In a name

Bartender Kris Rodriguez pours a trio of rum shots.

Bartender Kris Rodriguez pours a trio of rum shots.

Photo/Eric Marks

Visit for more information.

This particular Saturday was the epitome of middle-class, semi-suburban life. Little League opening day and pictures, a kid’s birthday party, buying school uniforms—about all that was missing was a visit to Home Depot, maybe Bed Bath & Beyond, and I’d complete my day of domestic responsibilities.

I say semi-suburban, because I feel like I live my life straddling the line between the urban—working and often playing downtown, living inside the McCarran loop, fairly meshed with the metropolitan side of Reno life—and the suburban—Costco, kids’ sports, and yard work on the weekends. If I had to pick a place that symbolizes the semi-suburban landscape, it has to be Viewcrest Center.

What’s that you say? You’ve never heard of Viewcrest Center? You’ve probably driven past it. Sitting nonchalantly above McCarran Boulevard where Kings Row crosses, the aging strip mall—not quite run-down, but not hip either. I managed to find time for a beer on this most semi-suburban Saturday, at Chewy & Jugs, one of the bars nestled in alongside the church, yoga studio, pizza place and other businesses in the center.

I remember Chewy & Jug’s being popular with the college crowd during my University of Nevada, Reno days, a nearby alternative to the most popular bars closer to campus. I don’t know if that’s still the case, but it didn’t feel much like a college bar when I visited. An assortment of apparent regulars occupied about half the bar, enjoying banter with each other and the bartender. People walking in were greeted by name—my wife’s comparison to Cheers isn’t far off.
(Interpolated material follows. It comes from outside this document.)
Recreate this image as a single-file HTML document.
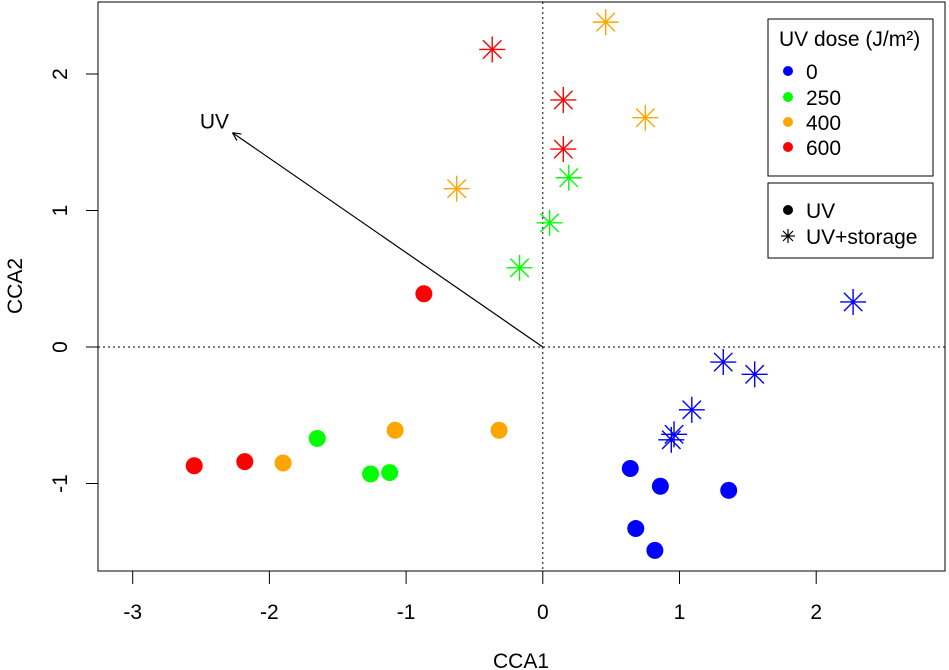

Like Viewcrest Center, Chewy and Jug’s has that well-worn, settled-in feel—it’s been there a while, it’s a neighborhood joint, not fancy or hip, but not a dive either. The retro beer signs and assorted old junk and memorabilia decor sort of dictate this mid level of fanciness/dive, I’ve decided.

Without trying, I wandered in during happy hour, and it’s called that for a reason—$2.50 for a pint of local Brewer’s Cabinet imperial brown ale, called Dirty Wookie, definitely brought more joy to my afternoon. A dozen taps of decent craft beer options are available, but an ice-filled box of longneck macro lagers looks to be the more popular choice here. While I fiddled with my phone and sipped my beer, I noticed a Jack Daniel’s tap, though, so despite the mild crowd now, perhaps things get a little crazier later. At happy hour prices, my planned stop for one drink becomes two, and I could still afford to lose at video blackjack too.

We had dinner plans later so I wasn’t eating, but if that wasn’t the case, I might have considered some bar food from the dubiously self-proclaimed “world famous” grill. In addition to eating, sports betting, pool tables and a few TVs round out the possible pastimes to engage in while you drink. And despite the smoking ban, there’s still a cigarette vending machine, situated conveniently next to the door so you can grab a pack on your way out to the sidewalk smoking area.

Never one to let curiosity slide, I asked about the bar’s name. The bartender explained that the two former owners simply used their college nicknames to name their bar. I had hoped for a better story, but I guess it’s appropriate—not too fancy, not too run-down.